Cumhurbaşkanı Erdoğan, şöyle konuştu:
“Bilhassa yapay zekâ temelli çalışan kara, hava ve deniz araçları konusunda iddialı projeler yürütüyoruz. Sürü İHA’lar, insansız deniz araçları, insansız savaş uçakları, elektromanyetik toplar, lazer silahları, uydu sistemleri gibi geleceğin ihtiyaçlarına cevap verecek her alanda varız, var olacağız. Elde ettiğimiz her imkanı, her kabiliyeti, geliştirdiğimiz her ürünü dostlarımızla paylaşmak ise vazgeçilmez önceliğimiz olmayı sürdürecektir.”
Erdoğan, savunma sanayindeki felsefenin, atasözündeki gibi “Eğer barış istiyorsan daima savaşa hazır olmalısın” sözünde kendini bulduğunu kaydetti.
Birlikte kazanma teklifi
“Geçmişinde sömürge, katliam, soykırım, işgal izi bulunmayan bir millet olarak, gittiğimiz her yerde dostlarımıza, göğsümüzü gererek, tüm kalbimizle ve samimiyetimizle birlikte kazanmayı teklif ediyoruz” diyen Erdoğan, bunu dünyanın her yerinde dile getirdiklerini söyledi.
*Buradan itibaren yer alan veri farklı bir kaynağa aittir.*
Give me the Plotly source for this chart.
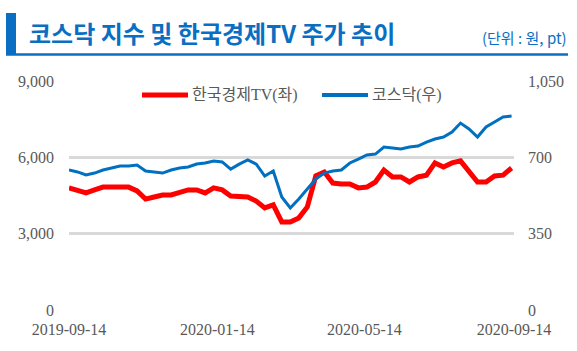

Konuşmasında, BM Güvenlik Konseyi'nin yapılanmasına yönelik eleştirilerini tekrarlayan Erdoğan, ''Lafa geldiğinde tamamen kâr/zarar hesabı üzerinde yürüdüğü iddia edilen ekonomik araçların, yeri geldiğinde nasıl siyasi ve ideolojik güce hizmet eden birer silaha dönüştürüldüğünü bizzat yaşayarak görüyoruz. Savunma sanayii de işte bu çarpık küresel düzenin en önemli araçlarından biridir'' dedi.